**** RECORDED INFORMATION ****

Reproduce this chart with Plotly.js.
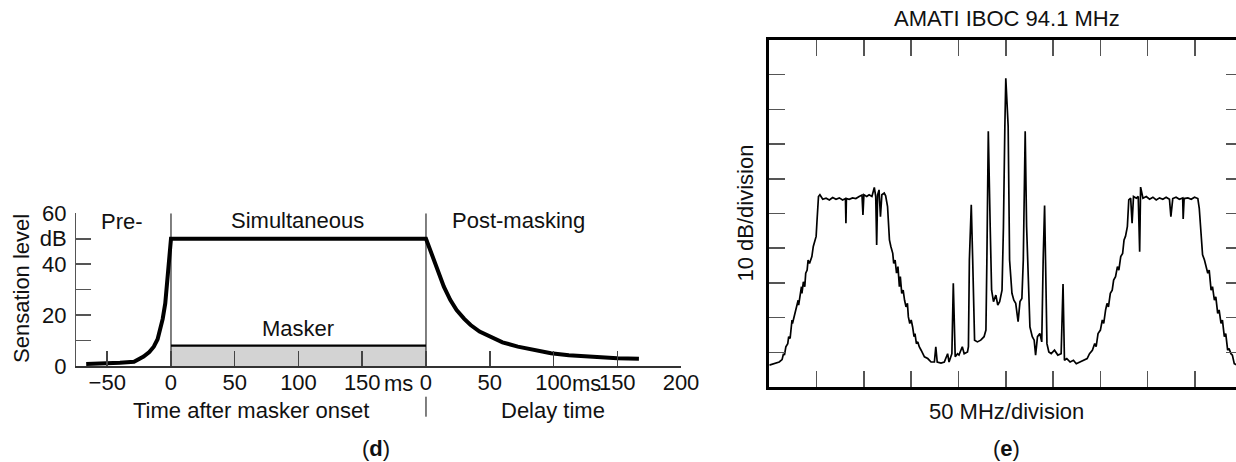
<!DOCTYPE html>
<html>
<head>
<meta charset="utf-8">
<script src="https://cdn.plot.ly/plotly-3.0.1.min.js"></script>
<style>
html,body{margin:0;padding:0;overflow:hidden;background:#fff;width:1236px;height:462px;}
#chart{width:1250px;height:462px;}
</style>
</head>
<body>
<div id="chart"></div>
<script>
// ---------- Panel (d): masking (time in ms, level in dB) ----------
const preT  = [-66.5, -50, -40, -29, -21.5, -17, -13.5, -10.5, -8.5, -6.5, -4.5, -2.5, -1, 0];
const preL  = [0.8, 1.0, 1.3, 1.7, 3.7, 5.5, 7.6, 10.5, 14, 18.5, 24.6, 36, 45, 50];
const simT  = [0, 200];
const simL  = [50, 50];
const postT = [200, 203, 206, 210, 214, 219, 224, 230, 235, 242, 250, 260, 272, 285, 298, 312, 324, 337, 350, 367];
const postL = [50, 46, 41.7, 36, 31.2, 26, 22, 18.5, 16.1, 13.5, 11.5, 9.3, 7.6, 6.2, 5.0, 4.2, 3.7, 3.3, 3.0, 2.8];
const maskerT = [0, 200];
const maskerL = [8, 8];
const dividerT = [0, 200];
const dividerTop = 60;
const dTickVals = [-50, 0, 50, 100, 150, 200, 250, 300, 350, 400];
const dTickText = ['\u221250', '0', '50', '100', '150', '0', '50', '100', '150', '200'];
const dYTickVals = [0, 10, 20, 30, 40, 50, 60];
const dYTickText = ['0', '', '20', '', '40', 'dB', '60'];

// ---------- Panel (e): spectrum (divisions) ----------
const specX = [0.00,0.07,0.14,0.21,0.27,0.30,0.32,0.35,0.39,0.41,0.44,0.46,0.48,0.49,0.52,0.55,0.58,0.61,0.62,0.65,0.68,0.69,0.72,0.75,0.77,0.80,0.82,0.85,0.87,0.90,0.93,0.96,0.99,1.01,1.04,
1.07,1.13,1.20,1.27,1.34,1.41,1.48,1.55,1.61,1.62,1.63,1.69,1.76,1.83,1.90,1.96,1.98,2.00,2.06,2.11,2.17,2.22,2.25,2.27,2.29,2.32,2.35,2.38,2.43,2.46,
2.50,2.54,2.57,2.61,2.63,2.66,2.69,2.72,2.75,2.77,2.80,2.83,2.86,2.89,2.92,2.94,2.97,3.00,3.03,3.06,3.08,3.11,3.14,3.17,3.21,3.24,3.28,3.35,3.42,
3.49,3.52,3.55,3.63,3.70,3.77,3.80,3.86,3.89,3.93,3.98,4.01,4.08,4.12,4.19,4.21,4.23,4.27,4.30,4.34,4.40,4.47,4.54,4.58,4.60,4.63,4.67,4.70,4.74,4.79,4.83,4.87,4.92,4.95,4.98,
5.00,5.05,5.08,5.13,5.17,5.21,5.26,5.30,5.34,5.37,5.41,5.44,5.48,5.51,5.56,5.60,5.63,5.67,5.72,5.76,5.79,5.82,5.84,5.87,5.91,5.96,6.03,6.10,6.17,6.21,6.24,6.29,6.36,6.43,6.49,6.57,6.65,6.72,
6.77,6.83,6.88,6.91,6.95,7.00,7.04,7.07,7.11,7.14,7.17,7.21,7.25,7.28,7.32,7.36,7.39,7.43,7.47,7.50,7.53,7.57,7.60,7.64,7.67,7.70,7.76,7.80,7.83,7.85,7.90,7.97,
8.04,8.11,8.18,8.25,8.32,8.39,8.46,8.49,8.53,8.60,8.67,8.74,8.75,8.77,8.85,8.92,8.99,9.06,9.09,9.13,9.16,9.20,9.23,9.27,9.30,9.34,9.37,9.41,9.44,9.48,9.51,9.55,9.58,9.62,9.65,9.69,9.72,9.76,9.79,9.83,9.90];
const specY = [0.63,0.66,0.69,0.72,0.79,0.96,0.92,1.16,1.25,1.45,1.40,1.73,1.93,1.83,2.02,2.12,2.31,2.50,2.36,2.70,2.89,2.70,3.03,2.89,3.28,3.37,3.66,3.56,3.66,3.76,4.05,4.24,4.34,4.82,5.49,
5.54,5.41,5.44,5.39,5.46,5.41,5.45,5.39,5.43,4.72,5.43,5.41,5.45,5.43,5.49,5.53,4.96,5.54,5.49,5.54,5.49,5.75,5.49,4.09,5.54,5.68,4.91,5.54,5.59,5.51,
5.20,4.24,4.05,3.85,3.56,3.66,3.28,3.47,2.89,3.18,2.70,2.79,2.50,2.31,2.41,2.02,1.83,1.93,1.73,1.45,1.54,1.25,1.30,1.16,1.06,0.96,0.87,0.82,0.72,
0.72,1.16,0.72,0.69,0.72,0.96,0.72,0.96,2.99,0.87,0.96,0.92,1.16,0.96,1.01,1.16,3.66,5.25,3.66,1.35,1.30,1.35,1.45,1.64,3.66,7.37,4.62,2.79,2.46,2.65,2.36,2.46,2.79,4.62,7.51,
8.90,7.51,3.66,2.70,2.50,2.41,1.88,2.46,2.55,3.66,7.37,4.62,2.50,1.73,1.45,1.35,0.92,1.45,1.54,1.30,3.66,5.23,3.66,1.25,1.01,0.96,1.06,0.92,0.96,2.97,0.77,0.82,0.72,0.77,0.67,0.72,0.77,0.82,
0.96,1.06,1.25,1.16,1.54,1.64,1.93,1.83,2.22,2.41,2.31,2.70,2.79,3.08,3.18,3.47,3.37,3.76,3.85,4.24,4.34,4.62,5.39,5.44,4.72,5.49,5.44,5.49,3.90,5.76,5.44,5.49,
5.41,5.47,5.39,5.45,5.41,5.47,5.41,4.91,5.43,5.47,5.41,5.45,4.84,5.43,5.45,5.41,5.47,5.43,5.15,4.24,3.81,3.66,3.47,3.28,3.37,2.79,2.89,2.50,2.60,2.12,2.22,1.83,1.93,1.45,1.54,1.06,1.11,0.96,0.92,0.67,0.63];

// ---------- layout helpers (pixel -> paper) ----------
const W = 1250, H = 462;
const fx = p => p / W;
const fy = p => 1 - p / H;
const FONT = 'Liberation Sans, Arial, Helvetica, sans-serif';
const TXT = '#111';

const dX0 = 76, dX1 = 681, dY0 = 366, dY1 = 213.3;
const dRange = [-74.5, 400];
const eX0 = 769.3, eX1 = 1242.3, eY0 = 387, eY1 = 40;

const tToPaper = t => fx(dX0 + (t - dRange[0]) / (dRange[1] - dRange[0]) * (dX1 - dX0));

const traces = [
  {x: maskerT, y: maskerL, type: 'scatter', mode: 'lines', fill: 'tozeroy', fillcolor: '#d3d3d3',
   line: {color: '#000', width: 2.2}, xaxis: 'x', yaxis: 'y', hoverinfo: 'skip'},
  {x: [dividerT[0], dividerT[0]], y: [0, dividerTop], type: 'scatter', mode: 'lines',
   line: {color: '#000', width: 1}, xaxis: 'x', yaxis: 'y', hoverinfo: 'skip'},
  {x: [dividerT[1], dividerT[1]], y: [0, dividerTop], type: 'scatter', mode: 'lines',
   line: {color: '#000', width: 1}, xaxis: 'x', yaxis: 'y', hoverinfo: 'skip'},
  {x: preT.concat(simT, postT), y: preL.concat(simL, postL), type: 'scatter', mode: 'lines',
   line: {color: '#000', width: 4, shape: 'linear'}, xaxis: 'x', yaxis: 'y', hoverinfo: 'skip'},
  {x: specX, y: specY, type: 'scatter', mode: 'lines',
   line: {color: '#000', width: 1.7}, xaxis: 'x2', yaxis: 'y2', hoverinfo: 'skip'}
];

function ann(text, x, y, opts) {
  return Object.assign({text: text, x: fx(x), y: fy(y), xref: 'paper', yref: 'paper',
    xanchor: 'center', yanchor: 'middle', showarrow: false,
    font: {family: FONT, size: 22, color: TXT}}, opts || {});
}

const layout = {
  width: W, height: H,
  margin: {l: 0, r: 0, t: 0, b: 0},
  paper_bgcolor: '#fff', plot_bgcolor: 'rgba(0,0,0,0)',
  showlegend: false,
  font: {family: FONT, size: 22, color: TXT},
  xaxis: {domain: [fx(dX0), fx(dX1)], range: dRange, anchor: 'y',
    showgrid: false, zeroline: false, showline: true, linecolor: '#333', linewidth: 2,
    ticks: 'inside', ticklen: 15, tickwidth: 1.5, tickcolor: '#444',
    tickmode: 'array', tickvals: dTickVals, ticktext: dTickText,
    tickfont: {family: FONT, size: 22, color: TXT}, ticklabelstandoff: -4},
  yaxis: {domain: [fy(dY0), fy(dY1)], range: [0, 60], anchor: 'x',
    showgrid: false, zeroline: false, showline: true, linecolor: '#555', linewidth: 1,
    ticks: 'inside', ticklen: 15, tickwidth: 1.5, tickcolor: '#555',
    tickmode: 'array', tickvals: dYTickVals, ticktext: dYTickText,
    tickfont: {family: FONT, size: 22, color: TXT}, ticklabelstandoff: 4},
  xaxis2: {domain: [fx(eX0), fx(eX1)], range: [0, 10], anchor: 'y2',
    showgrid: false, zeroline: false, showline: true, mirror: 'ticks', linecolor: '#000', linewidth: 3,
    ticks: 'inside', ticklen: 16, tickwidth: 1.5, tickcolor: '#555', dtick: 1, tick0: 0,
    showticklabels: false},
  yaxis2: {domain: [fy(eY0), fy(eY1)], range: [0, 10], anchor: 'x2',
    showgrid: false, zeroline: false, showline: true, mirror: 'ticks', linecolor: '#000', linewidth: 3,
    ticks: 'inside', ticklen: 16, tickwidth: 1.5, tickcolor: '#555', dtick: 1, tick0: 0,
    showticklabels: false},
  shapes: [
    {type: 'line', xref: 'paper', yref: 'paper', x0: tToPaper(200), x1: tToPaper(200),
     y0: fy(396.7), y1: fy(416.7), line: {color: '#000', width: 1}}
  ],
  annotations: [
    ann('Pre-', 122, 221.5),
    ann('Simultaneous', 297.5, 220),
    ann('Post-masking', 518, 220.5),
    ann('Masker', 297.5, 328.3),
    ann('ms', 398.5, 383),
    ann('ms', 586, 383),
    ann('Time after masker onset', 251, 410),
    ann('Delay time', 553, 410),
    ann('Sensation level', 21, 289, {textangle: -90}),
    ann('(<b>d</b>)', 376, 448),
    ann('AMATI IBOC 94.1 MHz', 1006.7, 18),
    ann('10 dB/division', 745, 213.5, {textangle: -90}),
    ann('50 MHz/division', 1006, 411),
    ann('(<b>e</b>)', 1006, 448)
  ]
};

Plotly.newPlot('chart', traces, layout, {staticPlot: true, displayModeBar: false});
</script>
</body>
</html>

****

# [PROBLEM DESCRIPTION]
Copy nothing but the lines from the top of the material through the line holding "const dYTickText = ['0', '', '20', '', '40', 'dB', '60'];", exactly as written; omit pictures.

# [CORRECT ANSWER]
Reproduce this chart with Plotly.js.
<!DOCTYPE html>
<html>
<head>
<meta charset="utf-8">
<script src="https://cdn.plot.ly/plotly-3.0.1.min.js"></script>
<style>
html,body{margin:0;padding:0;overflow:hidden;background:#fff;width:1236px;height:462px;}
#chart{width:1250px;height:462px;}
</style>
</head>
<body>
<div id="chart"></div>
<script>
// ---------- Panel (d): masking (time in ms, level in dB) ----------
const preT  = [-66.5, -50, -40, -29, -21.5, -17, -13.5, -10.5, -8.5, -6.5, -4.5, -2.5, -1, 0];
const preL  = [0.8, 1.0, 1.3, 1.7, 3.7, 5.5, 7.6, 10.5, 14, 18.5, 24.6, 36, 45, 50];
const simT  = [0, 200];
const simL  = [50, 50];
const postT = [200, 203, 206, 210, 214, 219, 224, 230, 235, 242, 250, 260, 272, 285, 298, 312, 324, 337, 350, 367];
const postL = [50, 46, 41.7, 36, 31.2, 26, 22, 18.5, 16.1, 13.5, 11.5, 9.3, 7.6, 6.2, 5.0, 4.2, 3.7, 3.3, 3.0, 2.8];
const maskerT = [0, 200];
const maskerL = [8, 8];
const dividerT = [0, 200];
const dividerTop = 60;
const dTickVals = [-50, 0, 50, 100, 150, 200, 250, 300, 350, 400];
const dTickText = ['\u221250', '0', '50', '100', '150', '0', '50', '100', '150', '200'];
const dYTickVals = [0, 10, 20, 30, 40, 50, 60];
const dYTickText = ['0', '', '20', '', '40', 'dB', '60'];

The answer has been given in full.